- #1
binbagsss
- 1,254
- 11
Homework Statement
Action attached:
To find the EoM of ##\phi ## / ##\phi^* ##
Homework Equations
The Attempt at a Solution
[/B]
Without deriving from first principles, using E-L equations I have:
## \partial_{u}\frac{\partial L}{\partial_u \phi} - \frac{\partial L}{\partial \phi} =0 ## to get the EoM for ## \phi * ##
So I get:
## -\partial_u \partial^u \phi* +m^2\phi*+ \frac{\partial V}{\partial \phi*} =0 ## (1)
MY QUESTION
Deriving this from first principles I am unsure how to work with the ## V(\phi \phi*) ## term to get the ##\frac{\partial V}{\partial \phi*}## in the EoM .
I.e deriving EoM via ##S'=S+\delta S+O(\delta^2 S)## via plugging in ##\phi \to \phi + \delta \phi ##
I get ## V(\phi \phi*) \to V(\phi^*\delta \phi + \phi \delta \phi^* ) ##
Now to get the EoM I want to factor out ##\delta \phi ## and ##\delta \phi^* ## from ##V(\phi*\delta \phi + \phi \delta \phi^* ) ## to get the EoM for ##\phi*## and ##\phi## respectively, arguing that the integrand multiplying the (e.g) ##\delta \phi ## must vanish since ##\delta \phi ## is arbitrary.

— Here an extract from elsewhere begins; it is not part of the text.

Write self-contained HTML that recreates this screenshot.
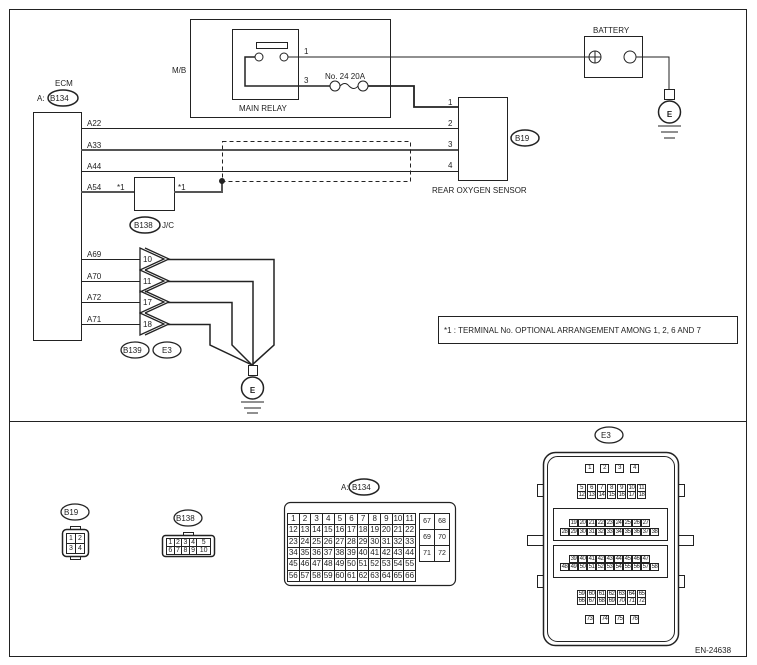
<!DOCTYPE html>
<html><head><meta charset="utf-8"><style>
body{margin:0;background:#fff;}
#w{position:relative;width:757px;height:665px;overflow:hidden;font-family:"Liberation Sans",sans-serif;}
svg{position:absolute;left:0;top:0}
svg text{font-family:"Liberation Sans",sans-serif;font-size:8px;fill:#222}
table{position:absolute;border-collapse:collapse;font-size:7px;font-family:"Liberation Sans",sans-serif;color:#222}
td{border:1px solid #222;text-align:center;padding:0;line-height:1}
.r{position:absolute;display:flex;color:#222}
.r span{border:1px solid #222;box-sizing:border-box;width:9px;height:8px;font-size:6px;text-align:center;line-height:6px;overflow:visible;white-space:nowrap;letter-spacing:-0.5px}
.g6{gap:6px}.g6 span{height:9px;line-height:7px}
</style></head><body><div id="w">
<svg width="757" height="665" viewBox="0 0 757 665" fill="none" stroke="#222" stroke-width="1">
<rect x="9.5" y="9.5" width="737" height="647"/>
<line x1="9" y1="421.5" x2="747" y2="421.5"/>
<rect x="190.5" y="19.5" width="200" height="98"/>
<rect x="232.5" y="29.5" width="66" height="70"/>
<rect x="256.5" y="42.5" width="31" height="6"/>
<circle cx="259" cy="57" r="4"/><circle cx="284" cy="57" r="4"/>
<polyline points="255,57 245,57 245,86 330,86" stroke-width="1.5"/>
<line x1="288" y1="57" x2="589" y2="57"/>
<circle cx="335" cy="86" r="5"/><circle cx="363" cy="86" r="5"/>
<path d="M340,86 q5,-5 9,0 q5,5 9,0"/>
<polyline points="368,86 414,86 414,107 458,107" stroke-width="1.8"/>
<g stroke="none"><text x="172" y="73">M/B</text><text x="304" y="54">1</text><text x="304" y="83">3</text>
<text x="325" y="79">No. 24  20A</text><text x="239" y="111">MAIN RELAY</text>
<text x="593" y="33">BATTERY</text><text x="55" y="86">ECM</text><text x="37" y="101">A:</text>
<text x="50" y="101">B134</text>
<text x="87" y="126">A22</text><text x="87" y="148">A33</text><text x="87" y="169">A44</text><text x="87" y="190">A54</text>
<text x="117" y="190">*1</text><text x="178" y="190">*1</text>
<text x="448" y="105">1</text><text x="448" y="126">2</text><text x="448" y="147">3</text><text x="448" y="168">4</text>
<text x="515" y="141">B19</text><text x="432" y="193">REAR OXYGEN SENSOR</text>
<text x="134" y="228">B138</text><text x="162" y="228">J/C</text>
<text x="87" y="257">A69</text><text x="87" y="279">A70</text><text x="87" y="300">A72</text><text x="87" y="322">A71</text>
<text x="143" y="262" font-size="7">10</text><text x="143" y="284" font-size="7">11</text><text x="143" y="305" font-size="7">17</text><text x="143" y="327" font-size="7">18</text>
<text x="123" y="353">B139</text><text x="162" y="353">E3</text>
<text x="444" y="333">*1 : TERMINAL No. OPTIONAL ARRANGEMENT AMONG 1, 2, 6 AND 7</text>
<text x="64" y="515">B19</text><text x="176" y="521">B138</text><text x="341" y="490">A:</text><text x="352" y="490">B134</text>
<text x="601" y="438">E3</text><text x="695" y="653" font-size="9">EN-24638</text>
<text x="669.5" y="117" font-size="15" font-weight="bold" text-anchor="middle">E</text><text x="252.5" y="393" font-size="15" font-weight="bold" text-anchor="middle">E</text>
</g>
<rect x="584.5" y="36.5" width="58" height="41"/>
<circle cx="595" cy="57" r="6"/><line x1="589" y1="57" x2="601" y2="57"/><line x1="595" y1="51" x2="595" y2="63"/>
<circle cx="630" cy="57" r="6"/>
<polyline points="636,57 669,57 669,89"/>
<rect x="664.5" y="89.5" width="10" height="10"/>
<circle cx="669.5" cy="112" r="11" stroke-width="1.5"/>
<line x1="658" y1="126" x2="681" y2="126"/><line x1="661" y1="132" x2="678" y2="132"/><line x1="664" y1="138" x2="675" y2="138"/>
<ellipse cx="63" cy="98" rx="15" ry="8" stroke-width="1.5"/>
<rect x="33.5" y="112.5" width="48" height="228"/>
<line x1="81" y1="128.5" x2="458" y2="128.5"/>
<line x1="81" y1="150" x2="458" y2="150" stroke="#555" stroke-width="2"/>
<line x1="81" y1="171.5" x2="458" y2="171.5"/>
<line x1="81" y1="192" x2="134" y2="192" stroke="#555" stroke-width="2"/>
<rect x="134.5" y="177.5" width="40" height="33"/>
<polyline points="174,192 222,192 222,181" stroke="#555" stroke-width="2"/>
<circle cx="222" cy="181" r="2.5" fill="#222"/>
<rect x="222.5" y="141.5" width="188" height="40" stroke-dasharray="4,3"/>
<rect x="458.5" y="97.5" width="49" height="83"/>
<ellipse cx="525" cy="138" rx="14" ry="8" stroke-width="1.5"/>
<ellipse cx="145" cy="225" rx="15" ry="8" stroke-width="1.5"/>
<line x1="81" y1="259.5" x2="140" y2="259.5"/><line x1="81" y1="281.5" x2="140" y2="281.5"/>
<line x1="81" y1="302.5" x2="140" y2="302.5"/><line x1="81" y1="324.5" x2="140" y2="324.5"/>
<g stroke-width="1.3">
<path d="M140,248 L140,270 L164,259 Z M145,248 L169,259 L145,270"/>
<path d="M140,270 L140,292 L164,281 Z M145,270 L169,281 L145,292"/>
<path d="M140,291 L140,313 L164,302 Z M145,291 L169,302 L145,313"/>
<path d="M140,313 L140,335 L164,324 Z M145,313 L169,324 L145,335"/>
</g>
<g stroke-width="1.5">
<polyline points="168,259.5 274,259.5 274,345 252,365"/>
<polyline points="168,281.5 253,281.5 253,365"/>
<polyline points="168,302.5 232,302.5 232,345 252,365"/>
<polyline points="168,324.5 210,324.5 210,345 252,365"/>
</g>
<rect x="248.5" y="365.5" width="9" height="10"/>
<circle cx="252.5" cy="388" r="11" stroke-width="1.5"/>
<line x1="241" y1="402" x2="264" y2="402"/><line x1="244" y1="408" x2="261" y2="408"/><line x1="247" y1="413" x2="258" y2="413"/>
<ellipse cx="135" cy="350" rx="14" ry="8" stroke-width="1.3"/><ellipse cx="167" cy="350" rx="14" ry="8" stroke-width="1.3"/>
<rect x="438.5" y="316.5" width="299" height="27"/>
<ellipse cx="75" cy="512" rx="14" ry="8" stroke-width="1.3"/>
<rect x="62.5" y="529.5" width="26" height="27" rx="4" stroke-width="1.5"/>
<rect x="70.5" y="526.5" width="10" height="3"/><rect x="70.5" y="556.5" width="10" height="3"/>
<ellipse cx="188" cy="518" rx="14" ry="8" stroke-width="1.3"/>
<rect x="162.5" y="535.5" width="52" height="21" rx="3" stroke-width="1.5"/><rect x="183.5" y="532.5" width="10" height="3"/>
<ellipse cx="364" cy="487" rx="15" ry="8" stroke-width="1.5"/>
<rect x="284.5" y="502.5" width="171" height="83" rx="6" stroke-width="1.2"/>
<ellipse cx="609" cy="435" rx="14" ry="8" stroke-width="1.3"/>
<rect x="543.5" y="452.5" width="135" height="193" rx="12" stroke-width="1.5"/>
<rect x="547.5" y="456.5" width="127" height="185" rx="10"/>
<rect x="553.5" y="508.5" width="114" height="32"/><rect x="553.5" y="545.5" width="114" height="32"/>
<rect x="527.5" y="535.5" width="16" height="10"/><rect x="678.5" y="535.5" width="15" height="10"/>
<rect x="537.5" y="484.5" width="6" height="12"/><rect x="678.5" y="484.5" width="6" height="12"/>
<rect x="537.5" y="575.5" width="6" height="12"/><rect x="678.5" y="575.5" width="6" height="12"/>
</svg>
<table style="left:66px;top:533px;width:19px;height:21px"><tr><td>1</td><td>2</td></tr><tr><td>3</td><td>4</td></tr></table>
<table style="left:166px;top:538px;width:45px;height:16px"><tr><td>1</td><td>2</td><td>3</td><td>4</td><td>5</td></tr><tr><td>6</td><td>7</td><td>8</td><td>9</td><td>10</td></tr></table>
<table style="left:287px;top:513px;width:129px;height:69px;font-size:8px">
<tr><td>1</td><td>2</td><td>3</td><td>4</td><td>5</td><td>6</td><td>7</td><td>8</td><td>9</td><td>10</td><td>11</td></tr>
<tr><td>12</td><td>13</td><td>14</td><td>15</td><td>16</td><td>17</td><td>18</td><td>19</td><td>20</td><td>21</td><td>22</td></tr>
<tr><td>23</td><td>24</td><td>25</td><td>26</td><td>27</td><td>28</td><td>29</td><td>30</td><td>31</td><td>32</td><td>33</td></tr>
<tr><td>34</td><td>35</td><td>36</td><td>37</td><td>38</td><td>39</td><td>40</td><td>41</td><td>42</td><td>43</td><td>44</td></tr>
<tr><td>45</td><td>46</td><td>47</td><td>48</td><td>49</td><td>50</td><td>51</td><td>52</td><td>53</td><td>54</td><td>55</td></tr>
<tr><td>56</td><td>57</td><td>58</td><td>59</td><td>60</td><td>61</td><td>62</td><td>63</td><td>64</td><td>65</td><td>66</td></tr></table>
<table style="left:419px;top:513px;width:31px;height:49px"><tr><td>67</td><td>68</td></tr><tr><td>69</td><td>70</td></tr><tr><td>71</td><td>72</td></tr></table>
<div class="r g6" style="left:585px;top:464px"><span>1</span><span>2</span><span>3</span><span>4</span></div>
<div class="r" style="left:577px;top:484px;gap:1px"><span>5</span><span>6</span><span>7</span><span>8</span><span>9</span><span>10</span><span>11</span></div>
<div class="r" style="left:577px;top:491px;gap:1px"><span>12</span><span>13</span><span>14</span><span>15</span><span>16</span><span>17</span><span>18</span></div>
<div class="r" style="left:569px;top:519px"><span>19</span><span>20</span><span>21</span><span>22</span><span>23</span><span>24</span><span>25</span><span>26</span><span>27</span></div>
<div class="r" style="left:560px;top:528px"><span>28</span><span>29</span><span>30</span><span>31</span><span>32</span><span>33</span><span>34</span><span>35</span><span>36</span><span>37</span><span>38</span></div>
<div class="r" style="left:569px;top:555px"><span>39</span><span>40</span><span>41</span><span>42</span><span>43</span><span>44</span><span>45</span><span>46</span><span>47</span></div>
<div class="r" style="left:560px;top:563px"><span>48</span><span>49</span><span>50</span><span>51</span><span>52</span><span>53</span><span>54</span><span>55</span><span>56</span><span>57</span><span>58</span></div>
<div class="r" style="left:577px;top:590px;gap:1px"><span>59</span><span>60</span><span>61</span><span>62</span><span>63</span><span>64</span><span>65</span></div>
<div class="r" style="left:577px;top:597px;gap:1px"><span>66</span><span>67</span><span>68</span><span>69</span><span>70</span><span>71</span><span>72</span></div>
<div class="r g6" style="left:585px;top:615px"><span>73</span><span>74</span><span>75</span><span>76</span></div>
</div></body></html>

So using the equation (1) above, i.e. sort of cheating and not from first principles I suspect I should be able to show that,
## V(\phi*\delta \phi + \phi \delta \phi* ) = V(\phi*\delta \phi)+V(\phi \delta \phi* )= \frac{\partial V}{\partial \phi*}\delta\phi + \frac{\partial V}{\partial \phi}\delta\phi* ##
I am unsure how to show this explicitly. my thoughts are perhaps integration by parts, but i',m confused with this working with the implicit expression of ##V##
Any help greatly appreciated. thank you.